While short end bond yields are likely to come under more upward pressure with central banks now clearly in play, long end yields are still relatively low. Markets are pricing much lower terminal official rates in this cycle with the view that central banks will not be able to lift interest rates too high without slowing growth or derailing risky assets. Other arguments against a higher terminal rate takes us back to 2018 where the US Fed increased rates too much (up to 2.50%), then realised its policy mistake and lowered the cash rate to 1.50% in 2019. Another argument against higher terminal rates is that the economy cannot handle higher rates, given the high level of debt. We think the topic of higher terminal official yields is likely to gain importance in 2022, as the focus shifts more squarely to the rate hike cycle. The market’s conclusions about the terminal rate will be important to decide the direction and level of yields in 2022.
Credit still vulnerable
With faster policy tightening a key risk for 2022 alongside the withdrawal of liquidity by central banks, credit remains vulnerable to further weakness. Reduction of central bank balance sheets has now started and historically, credit spreads start to widen 6-12 months from when tapering begins, with spreads peaking at 11-16 months. The extent of credit widening will depend on whether we pivot towards higher inflation and interest rates or we return to the ‘new normal’. Credit spreads in general, are expensive to extremely expensive for high yield markets but investment grade markets have moved to more neutral levels. This pricing for perfection indicates risks remain skewed to the downside, particularly for high yield markets. Asian high yield credit markets remain the anomaly with spreads at very attractive valuations. Our expectation is credit spreads are likely to drift wider in the next 6 months as the impact of tapering and balance sheet reduction materialises. After this point, we expect spreads will remain somewhat range bound with a disappointment in corporate earnings being a risk factor.

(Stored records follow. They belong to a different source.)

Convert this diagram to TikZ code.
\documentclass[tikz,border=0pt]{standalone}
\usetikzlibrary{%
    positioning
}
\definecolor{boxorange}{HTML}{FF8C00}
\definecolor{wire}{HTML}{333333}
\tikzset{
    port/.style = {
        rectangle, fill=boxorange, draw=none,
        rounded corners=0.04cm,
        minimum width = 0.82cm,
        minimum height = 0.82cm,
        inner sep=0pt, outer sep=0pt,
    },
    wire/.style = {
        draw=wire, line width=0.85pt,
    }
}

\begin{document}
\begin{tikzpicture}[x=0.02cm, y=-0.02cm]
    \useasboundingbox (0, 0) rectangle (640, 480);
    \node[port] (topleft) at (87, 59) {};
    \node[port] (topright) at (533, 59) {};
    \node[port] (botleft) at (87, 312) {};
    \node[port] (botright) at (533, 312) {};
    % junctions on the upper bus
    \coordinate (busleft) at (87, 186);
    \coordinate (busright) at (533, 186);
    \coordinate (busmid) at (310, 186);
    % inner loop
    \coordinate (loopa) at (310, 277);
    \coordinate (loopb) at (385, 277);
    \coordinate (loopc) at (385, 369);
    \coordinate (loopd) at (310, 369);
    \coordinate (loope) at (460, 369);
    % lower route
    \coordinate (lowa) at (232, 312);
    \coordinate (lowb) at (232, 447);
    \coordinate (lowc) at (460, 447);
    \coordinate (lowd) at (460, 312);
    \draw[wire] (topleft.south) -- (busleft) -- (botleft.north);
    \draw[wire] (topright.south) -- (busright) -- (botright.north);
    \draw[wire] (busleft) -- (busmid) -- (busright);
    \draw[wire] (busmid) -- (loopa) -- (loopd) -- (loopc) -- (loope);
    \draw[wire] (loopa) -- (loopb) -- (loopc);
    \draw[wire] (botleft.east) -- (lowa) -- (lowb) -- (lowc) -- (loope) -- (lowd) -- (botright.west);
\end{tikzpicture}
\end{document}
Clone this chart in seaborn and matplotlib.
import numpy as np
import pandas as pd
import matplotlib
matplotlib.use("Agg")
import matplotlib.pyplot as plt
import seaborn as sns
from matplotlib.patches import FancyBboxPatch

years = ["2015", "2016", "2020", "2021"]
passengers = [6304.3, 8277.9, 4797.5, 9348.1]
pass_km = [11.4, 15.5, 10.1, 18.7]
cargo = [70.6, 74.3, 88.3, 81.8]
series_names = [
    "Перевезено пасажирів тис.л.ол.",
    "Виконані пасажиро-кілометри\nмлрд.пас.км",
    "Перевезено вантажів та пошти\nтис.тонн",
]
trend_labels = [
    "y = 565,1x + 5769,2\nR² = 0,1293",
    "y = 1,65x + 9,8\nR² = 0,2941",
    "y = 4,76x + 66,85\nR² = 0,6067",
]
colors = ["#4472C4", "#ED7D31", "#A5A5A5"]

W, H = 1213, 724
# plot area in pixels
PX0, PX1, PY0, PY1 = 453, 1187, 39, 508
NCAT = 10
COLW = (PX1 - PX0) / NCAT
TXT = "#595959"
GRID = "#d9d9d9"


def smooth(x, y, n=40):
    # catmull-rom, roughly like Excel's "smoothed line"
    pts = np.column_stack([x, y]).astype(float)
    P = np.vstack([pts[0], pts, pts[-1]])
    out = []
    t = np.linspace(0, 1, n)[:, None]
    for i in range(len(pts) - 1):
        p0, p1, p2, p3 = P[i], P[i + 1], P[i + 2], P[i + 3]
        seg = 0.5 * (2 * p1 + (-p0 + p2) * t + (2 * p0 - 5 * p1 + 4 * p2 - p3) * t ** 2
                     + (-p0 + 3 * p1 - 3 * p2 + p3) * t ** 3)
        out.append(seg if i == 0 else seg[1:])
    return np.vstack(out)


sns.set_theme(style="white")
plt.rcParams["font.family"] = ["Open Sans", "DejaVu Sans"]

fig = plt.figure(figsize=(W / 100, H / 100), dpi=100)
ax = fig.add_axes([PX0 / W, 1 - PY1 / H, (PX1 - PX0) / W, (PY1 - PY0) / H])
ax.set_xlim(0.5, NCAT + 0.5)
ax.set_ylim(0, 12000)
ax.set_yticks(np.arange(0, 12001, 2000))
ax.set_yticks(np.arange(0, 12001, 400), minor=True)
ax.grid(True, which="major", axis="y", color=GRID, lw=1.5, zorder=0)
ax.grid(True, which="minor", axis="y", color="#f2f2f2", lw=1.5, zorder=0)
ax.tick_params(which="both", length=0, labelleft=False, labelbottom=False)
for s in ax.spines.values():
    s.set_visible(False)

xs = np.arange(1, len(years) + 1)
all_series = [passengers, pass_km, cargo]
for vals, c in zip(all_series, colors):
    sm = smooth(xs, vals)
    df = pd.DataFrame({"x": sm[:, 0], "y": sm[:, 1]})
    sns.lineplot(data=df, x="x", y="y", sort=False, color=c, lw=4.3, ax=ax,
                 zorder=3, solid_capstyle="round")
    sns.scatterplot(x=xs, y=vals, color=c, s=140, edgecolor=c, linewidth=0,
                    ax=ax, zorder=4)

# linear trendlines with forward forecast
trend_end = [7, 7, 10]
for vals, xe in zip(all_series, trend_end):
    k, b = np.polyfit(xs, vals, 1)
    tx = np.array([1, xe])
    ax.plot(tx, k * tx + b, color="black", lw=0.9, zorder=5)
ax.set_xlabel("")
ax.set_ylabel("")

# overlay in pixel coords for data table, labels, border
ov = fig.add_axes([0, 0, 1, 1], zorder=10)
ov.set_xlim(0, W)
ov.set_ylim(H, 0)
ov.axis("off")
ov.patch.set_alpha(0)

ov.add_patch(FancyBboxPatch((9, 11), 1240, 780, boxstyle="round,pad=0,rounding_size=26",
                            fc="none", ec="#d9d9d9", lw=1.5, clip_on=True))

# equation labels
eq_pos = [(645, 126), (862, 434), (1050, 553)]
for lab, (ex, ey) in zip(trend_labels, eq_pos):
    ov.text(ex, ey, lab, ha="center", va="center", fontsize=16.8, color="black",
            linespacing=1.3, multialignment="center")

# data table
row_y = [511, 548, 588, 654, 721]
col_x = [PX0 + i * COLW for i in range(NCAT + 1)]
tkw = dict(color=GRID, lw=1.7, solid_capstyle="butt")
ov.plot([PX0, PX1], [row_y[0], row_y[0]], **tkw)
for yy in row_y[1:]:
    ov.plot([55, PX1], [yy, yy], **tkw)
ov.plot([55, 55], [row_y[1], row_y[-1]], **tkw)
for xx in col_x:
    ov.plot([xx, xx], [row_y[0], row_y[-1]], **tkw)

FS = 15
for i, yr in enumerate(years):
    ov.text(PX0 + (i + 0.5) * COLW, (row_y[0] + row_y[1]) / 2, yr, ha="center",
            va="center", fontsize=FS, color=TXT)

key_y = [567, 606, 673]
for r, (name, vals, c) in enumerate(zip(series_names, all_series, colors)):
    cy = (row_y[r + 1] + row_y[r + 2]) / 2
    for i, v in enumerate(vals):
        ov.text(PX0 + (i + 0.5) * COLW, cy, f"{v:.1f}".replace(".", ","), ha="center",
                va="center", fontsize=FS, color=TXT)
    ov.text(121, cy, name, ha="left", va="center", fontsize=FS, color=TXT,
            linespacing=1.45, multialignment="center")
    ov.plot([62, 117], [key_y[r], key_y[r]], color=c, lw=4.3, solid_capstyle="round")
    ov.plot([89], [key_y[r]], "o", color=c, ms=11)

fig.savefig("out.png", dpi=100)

Overall, we remain constructively positioned across our credit exposure, particularly in Australia where the market is shorter in duration and higher credit quality than global credit markets. However, we have reduced our position by adding some hedges in Australian credit via derivatives and maintain our hedges in US high yield, leaning against stretched valuations and further weakness as we move through this mid-cycle slowdown. Our global exposures include allocations to US securitised assets, Asian corporates and a modest exposure to emerging market sovereign debt.
Expect more volatility in 2022
As we embark on 2022, the outlook for bond markets remains challenged given the uncertainty over the persistence of inflation, the impact on growth and the central bank response. We are expecting more volatility in rates markets where extreme moves do create opportunity. As we work through this next phase of expansion, the interaction between interest rates and riskier assets needs to be monitored carefully. We are more cautious on risky assets given the upcoming stimulus withdrawal. We are actively managing the portfolio to provide diversification and a low-risk source of income to broader portfolios and expect these characteristics to remain even as the environment for fixed income is under pressure.